DAOs and Transparency
From accounting to the mechanism of the exchange, FTX was shrouded in secrecy, which was exacerbated by the fact that many in the top leadership team lived together and were involved romantically. According to the Wall Street Journal, “The lives of the people who ran FTX and its related companies were similarly blurred. Ten lived and worked together in a $30 million penthouse at an upscale resort in the Bahamas. The hours were punishing, and the lines between work and play were hard to discern. Romantic relationships among Mr. Bankman-Fried’s upper echelon were common, as was the use of stimulants, according to former employees.”
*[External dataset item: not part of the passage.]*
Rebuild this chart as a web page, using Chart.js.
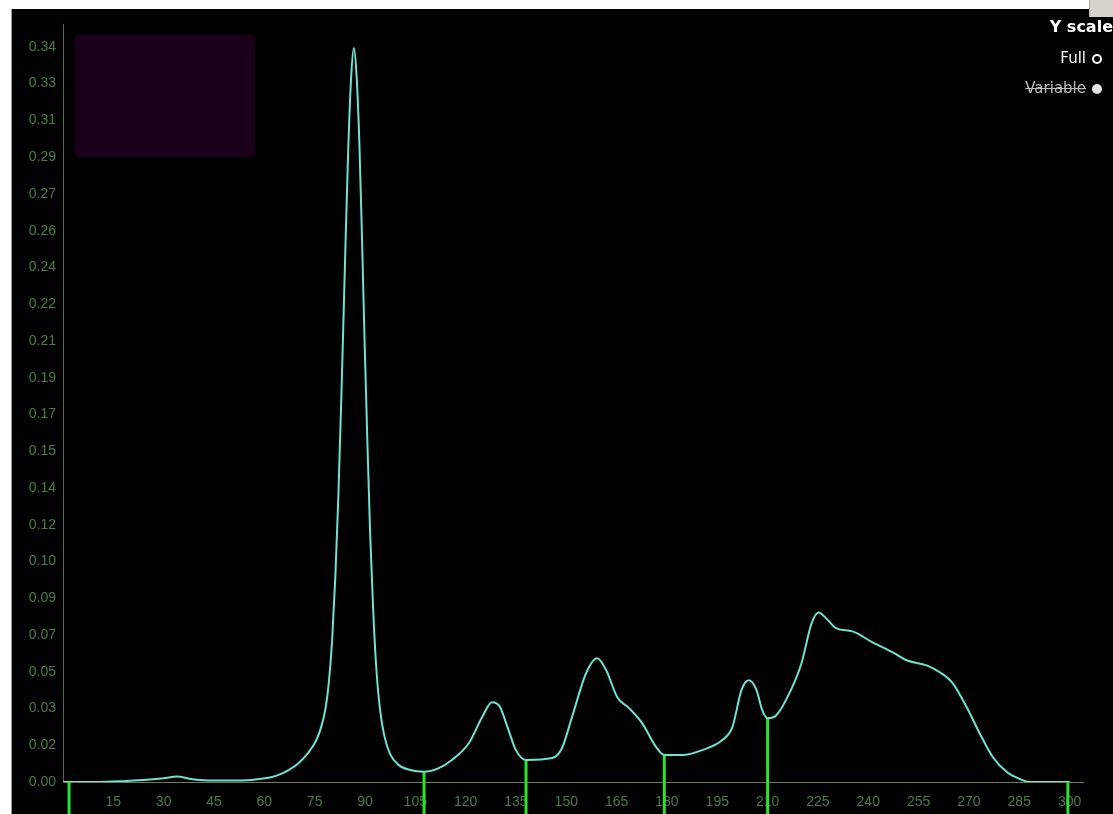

For DAOs, operations and mechanisms have much greater transparency. In MakerDAO’s example, its treasury and expenses can be checked on-chain. Even the compensation of each Core Unit member and recognized delegates can be tracked. This allows the community to have a clear view of both revenue and expenses.
DAOs and Accountability
Although FTX had its exchange token FTT, the benefits were mainly limited to buybacks from the exchange’s profit, reduced exchange trading and withdrawal fees, and IEO participation. The only “governance” decision the holders could make was deciding what charity to donate a small portion of FTX’s profit. Of course, without transparency, whether the exchange actually had real profits to buy back and burn FTT in the first place is questionable. Similar to the CEL token of now bankrupt Celsius Network, FTT holders didn’t have the means to hold the team accountable for their actions.
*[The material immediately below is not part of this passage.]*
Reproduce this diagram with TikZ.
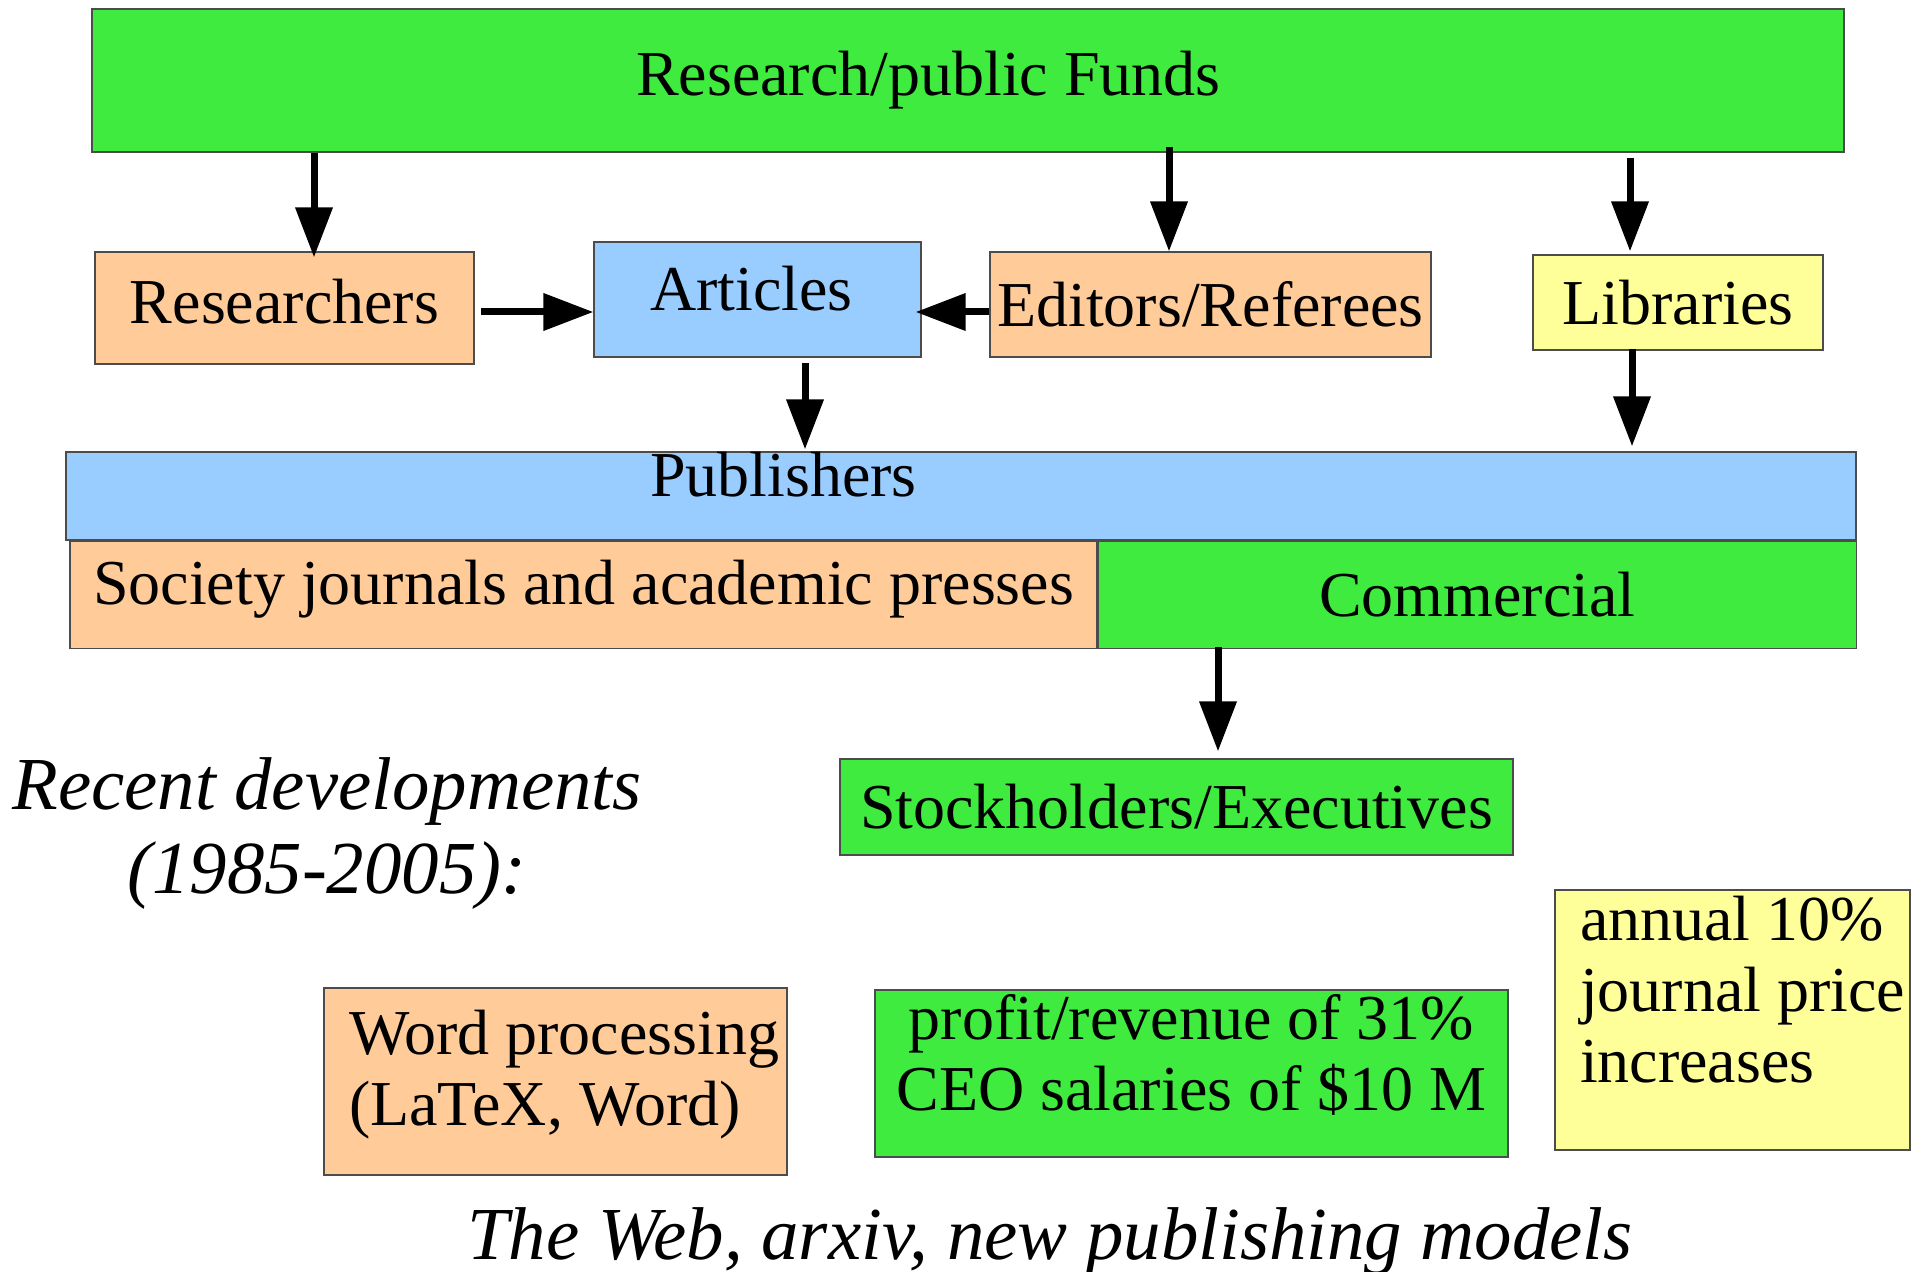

On the other hand, DAOs allow accountability and, as a result, better risk management and better consensus with the community. One of the triggers for the FTX collapse was risky investments and FTT being used as collateral for the overwhelmingly large debt. In the DAO structure, such investments and the decision to increase the use of FTT as collateral would first go through discussions with the community. This setup encourages thorough due diligence and more reasonable proposals. Risky or unclear proposals are less likely to pass or get accepted by the community.
In addition, in DAOs, the community can hold the team or relevant players accountable. In the case of FTX, it’s implied that Bankman-Fried and several of his employees misused funds of the exchange. According to the filing with the U.S. bankruptcy court:
In the Bahamas, I understand that corporate funds of the FTX Group were used to purchase homes and other personal items for employees and advisors. I understand that there does not appear to be documentation for certain of these transactions as loans, and that certain real estate was recorded in the personal name of these employees and advisors on the records of the Bahamas.
In the case of DAOs, if expenses were misused and/or responsibilities were unfulfilled, the community can hold the team accountable and remove them from such responsibility. The community can also reject or at least challenge the team’s proposal if they believe the team hasn’t done sufficient to fulfil their responsibilities.
For example, MakerDAO offboarded the Content Production Core Unit (department) and rejected several increases in budget requests for the same reasons. Another example is Sushiswap, where the community rejected the former Sushiswap’s CTO, Joseph Delong’s proposal to reward almost $1 million worth of rewards to the core team members.
DAO is Progress
DAOs, of course, are not perfect and have shortcomings and disadvantages. However, increased transparency and accountability can and will prevent disasters like the FTX bankruptcy.
Within DAOs, there are ongoing changes to further improve transparency and accountability. Tools like Snapshot make voting and governance participation more accessible, websites like Boardroom provide more information about governance. They also provide in-depth information about the activity of professional delegates like StableLab that help to improve governance and community involvement by adhering to strict standards and policies.
DAOs remain strong and will continue to play an essential role in the recovery and growth following this massive bankruptcy. As FTX falls, DAOs continue their rise.